Going back on the tomato trail before getting a first look at The Tomato Festival offered by some New York restaurants in August 2009, I unearthed the Pomme d'Amour.
Blame it on You Say Tomato, I Say 'Love Apple by Diane Roberts (NPR, July 26) which made me want to know more.
In 'Pomme d'Amour' Tomato (Thomas Jefferson, Monticello site) I learned the following:
"The first tomatoes grown in Europe were called "love apples" because they were related botanically to the mandrake, or "love plant," which was noted in the Bible for its reputed aphrodisiac qualities.
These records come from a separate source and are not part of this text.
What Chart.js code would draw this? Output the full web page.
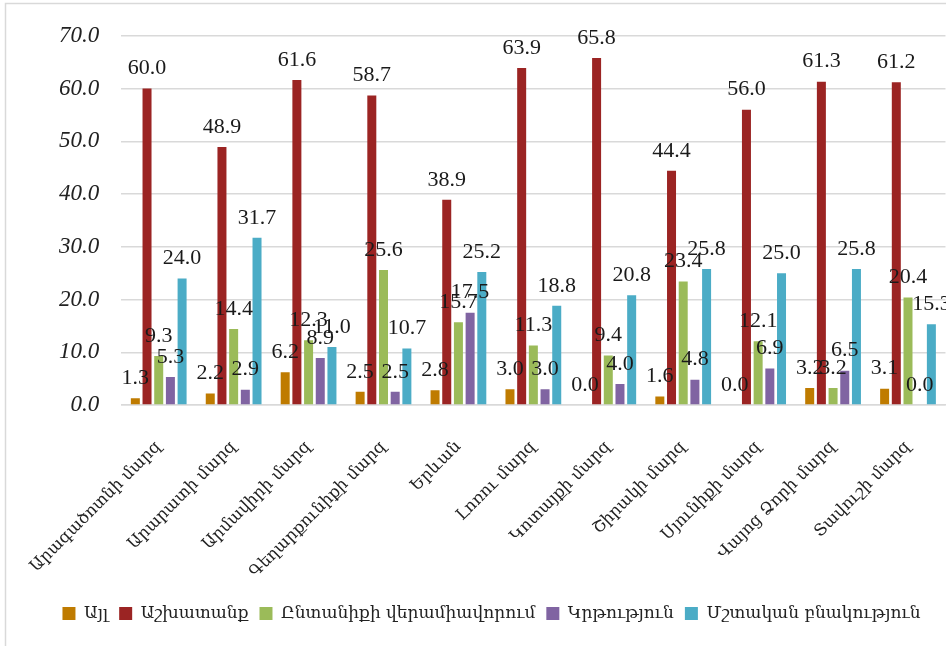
<!DOCTYPE html>
<html>
<head>
<meta charset="utf-8">
<script src="https://cdn.jsdelivr.net/npm/chart.js@4.4.1/dist/chart.umd.min.js"></script>
<style>
html,body{margin:0;padding:0;background:#fff;}
#wrap{width:946px;height:646px;position:relative;}
</style>
</head>
<body>
<div id="wrap"><canvas id="c" width="946" height="646"></canvas></div>
<script>
const categories = ["Արագածոտնի մարզ","Արարատի մարզ","Արմավիրի մարզ","Գեղարքունիքի մարզ","Երևան","Լոռու մարզ","Կոտայքի մարզ","Շիրակի մարզ","Սյունիքի մարզ","Վայոց Ձորի մարզ","Տավուշի մարզ"];
const seriesNames = ["Այլ","Աշխատանք","Ընտանիքի վերամիավորում","Կրթություն","Մշտական բնակություն"];
const other     = [1.3, 2.2, 6.2, 2.5, 2.8, 3.0, 0.0, 1.6, 0.0, 3.2, 3.1];
const work      = [60.0, 48.9, 61.6, 58.7, 38.9, 63.9, 65.8, 44.4, 56.0, 61.3, 61.2];
const family    = [9.3, 14.4, 12.3, 25.6, 15.7, 11.3, 9.4, 23.4, 12.1, 3.2, 20.4];
const education = [5.3, 2.9, 8.9, 2.5, 17.5, 3.0, 4.0, 4.8, 6.9, 6.5, 0.0];
const permanent = [24.0, 31.7, 11.0, 10.7, 25.2, 18.8, 20.8, 25.8, 25.0, 25.8, 15.3];
const yTicks = [0, 10, 20, 30, 40, 50, 60, 70];

const colors = ["#BF7B00","#9B2423","#9BBB59","#8064A2","#4BACC6"];
const seriesData = [other, work, family, education, permanent];
const FONT = "'Liberation Serif','DejaVu Serif',serif";
const AFONT = "'DejaVu Serif','Liberation Serif',serif";

const labelPlugin = {
  id: 'valueLabels',
  afterDatasetsDraw(chart) {
    const ctx = chart.ctx;
    ctx.save();
    ctx.font = "22px " + FONT;
    ctx.fillStyle = "#1a1a1a";
    ctx.textAlign = "center";
    ctx.textBaseline = "bottom";
    chart.data.datasets.forEach((ds, i) => {
      const meta = chart.getDatasetMeta(i);
      meta.data.forEach((el, j) => {
        ctx.fillText(ds.data[j].toFixed(1), el.x, el.y - 9);
      });
    });
    ctx.restore();
  }
};
const borderPlugin = {
  id: 'outerBorder',
  beforeDraw(chart) {
    const ctx = chart.ctx;
    ctx.save();
    ctx.fillStyle = "#fff";
    ctx.fillRect(0,0,chart.width,chart.height);
    ctx.strokeStyle = "#d9d9d9";
    ctx.lineWidth = 1.5;
    ctx.strokeRect(5.5, 3.5, chart.width + 10, chart.height + 10);
    ctx.restore();
  }
};

new Chart(document.getElementById('c'), {
  type: 'bar',
  data: {
    labels: categories,
    datasets: seriesData.map((d, i) => ({
      label: seriesNames[i],
      data: d,
      backgroundColor: colors[i],
      borderWidth: 0,
      categoryPercentage: 0.78,
      barPercentage: 0.77
    }))
  },
  options: {
    responsive: false,
    animation: false,
    devicePixelRatio: 1,
    layout: { padding: { left: 37, right: 0, top: 16, bottom: 14 } },
    plugins: {
      legend: {
        position: 'bottom',
        labels: {
          font: { family: AFONT, size: 17 },
          color: "#222",
          boxWidth: 13,
          boxHeight: 13,
          padding: 11
        }
      },
      tooltip: { enabled: false }
    },
    scales: {
      x: {
        grid: { display: false },
        border: { color: "#d9d9d9", width: 1.5 },
        afterFit(scale) { scale.height = 189; },
        ticks: {
          autoSkip: false,
          minRotation: 45,
          maxRotation: 45,
          font: { family: AFONT, size: 16.5 },
          color: "#222",
          padding: 24
        }
      },
      y: {
        min: 0, max: 70,
        afterBuildTicks(axis) { axis.ticks = yTicks.map(v => ({ value: v })); },
        grid: { color: "#d9d9d9", lineWidth: 1.5, drawTicks: false },
        border: { display: false },
        ticks: {
          callback: v => Number(v).toFixed(1),
          font: { family: FONT, size: 23, style: 'italic' },
          color: "#222",
          padding: 22
        }
      }
    }
  },
  plugins: [borderPlugin, labelPlugin]
});
</script>
</body>
</html>
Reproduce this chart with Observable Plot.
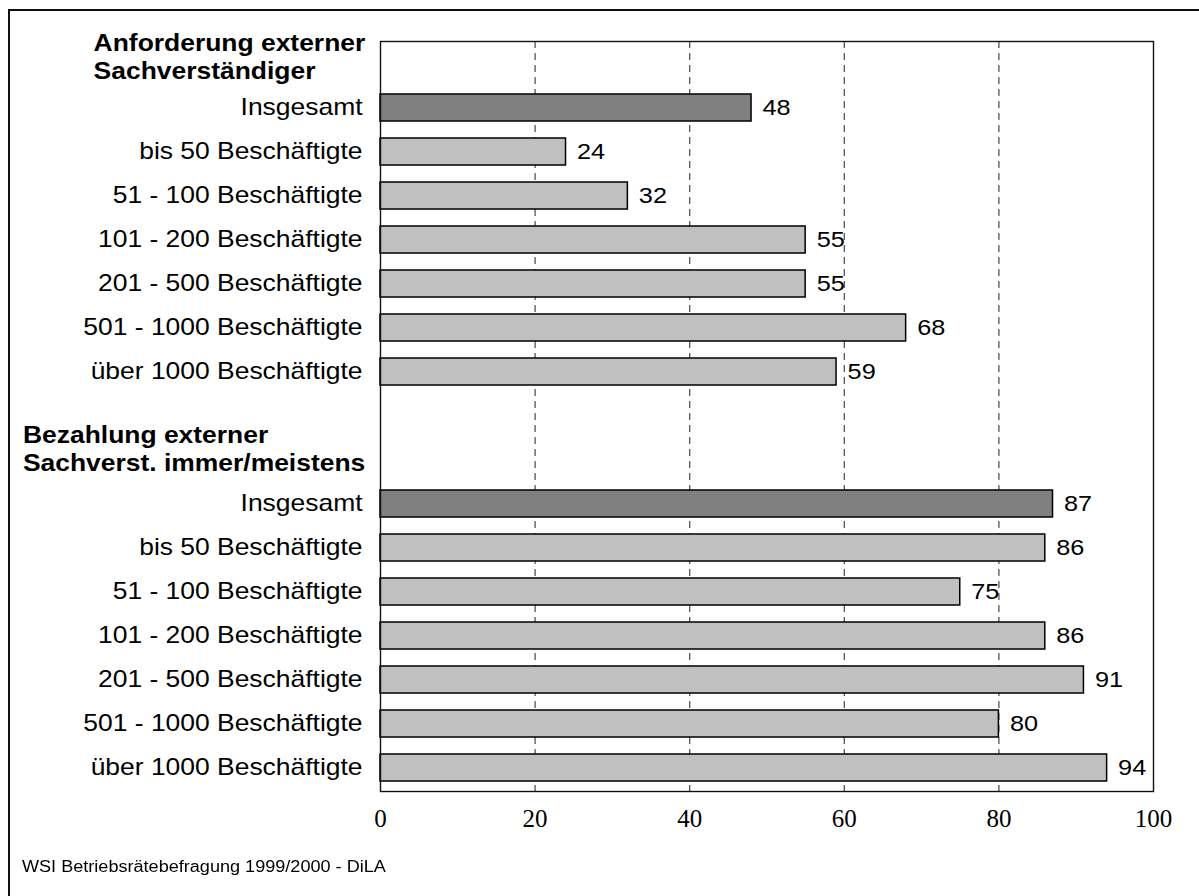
<!DOCTYPE html>
<html>
<head>
<meta charset="utf-8">
<script src="https://cdn.jsdelivr.net/npm/d3@7"></script>
<script src="https://cdn.jsdelivr.net/npm/@observablehq/plot@0.6"></script>
<style>
  html, body { margin: 0; padding: 0; background: #fff; overflow: hidden; }
  #outer { position: fixed; left: 8px; top: 9px; width: 1400px; height: 1100px;
           border-left: 2px solid #111; border-top: 2px solid #111; pointer-events: none; }
  #chart svg { display: block; }
  #chart g[aria-label^="x-axis"], #chart g[aria-label^="x-axis"] text {
    font-family: "Liberation Serif", "Times New Roman", serif; font-size: 25px; fill: #000;
  }
  #caption { margin-top: 17px; padding-left: 22px; font: 16px/20px "Liberation Sans", Arial, sans-serif;
             color: #000; transform: scaleX(1.13); transform-origin: 22px 0; white-space: nowrap; }
</style>
</head>
<body>
<div id="outer"></div>
<div id="chart"></div>
<div id="caption">WSI Betriebsrätebefragung 1999/2000 - DiLA</div>
<script>
const groups = ["Anforderung externer\nSachverständiger", "Bezahlung externer\nSachverst. immer/meistens"];
const categories = ["Insgesamt", "bis 50 Beschäftigte", "51 - 100 Beschäftigte", "101 - 200 Beschäftigte",
  "201 - 500 Beschäftigte", "501 - 1000 Beschäftigte", "über 1000 Beschäftigte"];
const anforderung = [48, 24, 32, 55, 55, 68, 59];
const bezahlung = [87, 86, 75, 86, 91, 80, 94];
const xTicks = [0, 20, 40, 60, 80, 100];

const STRETCH = 1.15;
const domainY = ["H1", ...categories.map(c => "A:" + c), "gap", "H2", ...categories.map(c => "B:" + c)];
const bars = [
  ...categories.map((c, i) => ({key: "A:" + c, cat: c, value: anforderung[i]})),
  ...categories.map((c, i) => ({key: "B:" + c, cat: c, value: bezahlung[i]}))
];
const headers = [{key: "H1", text: groups[0]}, {key: "H2", text: groups[1]}];

// measure header widths for left-aligned header blocks whose widest line ends near the axis
const ctx = document.createElement("canvas").getContext("2d");
ctx.font = "bold 23px 'Liberation Sans'";
const headerDx = headers.map(h => -(15 + STRETCH * d3.max(h.text.split("\n"), l => ctx.measureText(l).width)));

const plot = Plot.plot({
  width: 1199,
  height: 840,
  marginLeft: 380,
  marginRight: 46,
  marginTop: 41,
  marginBottom: 49,
  style: {fontFamily: "'Liberation Sans', Arial, sans-serif", fontSize: "22px", color: "#000", background: "#fff"},
  x: {domain: [0, 100], ticks: xTicks, tickSize: 0, tickPadding: 18, label: null},
  y: {domain: domainY, paddingInner: 0.38, paddingOuter: 0.19, axis: null},
  marks: [
    Plot.ruleX(xTicks.filter(t => t > 0 && t < 100), {stroke: "#555", strokeWidth: 1.3, strokeDasharray: "7,5"}),
    Plot.barX(bars, {x: "value", y: "key", fill: d => d.cat === "Insgesamt" ? "#808080" : "#c0c0c0",
      stroke: "#000", strokeWidth: 1.5}),
    Plot.frame({stroke: "#111", strokeWidth: 1.4}),
    Plot.text(bars, {x: "value", y: "key", text: d => String(d.value), textAnchor: "start", dx: 11,
      fontSize: 22, fill: "#000"}),
    Plot.text(bars, {x: () => 0, y: "key", text: "cat", textAnchor: "end", dx: -18, fontSize: 23, fill: "#000"}),
    Plot.text([headers[0]], {x: () => 0, y: "key", text: "text", textAnchor: "start", lineAnchor: "middle",
      lineHeight: 1.2, dx: headerDx[0], dy: -8, fontSize: 23, fontWeight: "bold", fill: "#000"}),
    Plot.text([headers[1]], {x: () => 0, y: "key", text: "text", textAnchor: "start", lineAnchor: "middle",
      lineHeight: 1.2, dx: headerDx[1], dy: -12, fontSize: 23, fontWeight: "bold", fill: "#000"})
  ]
});
document.getElementById("chart").appendChild(plot);

// horizontally widen the sans-serif texts like in the original picture
d3.select(plot).selectAll('g[aria-label="text"] text').each(function() {
  const t = this.getAttribute("transform");
  if (t && t.includes("translate")) this.setAttribute("transform", t + ` scale(${STRETCH},1)`);
});
</script>
</body>
</html>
In 1553, Swiss naturalist Konrad Gessner depicted the small-fruited "love apple" in a watercolor, and identified it in Latin as "poma amoris." Pomme d'Amour (French for "love apple") is similar to these small-fruit tomatoes that were mostly grown for ornament; however, the mild, pinkish-red tomatoes are ideal for garden snacking, salads, and drying."
Thomas Jefferson-Monticello actually sells seeds for these Love Apples most years but not in 2009.
I used their packaging above as an illustration.
Are tomatoes really an aphrodisiac?
Add them to the list with oysters, asparagus and chocolate?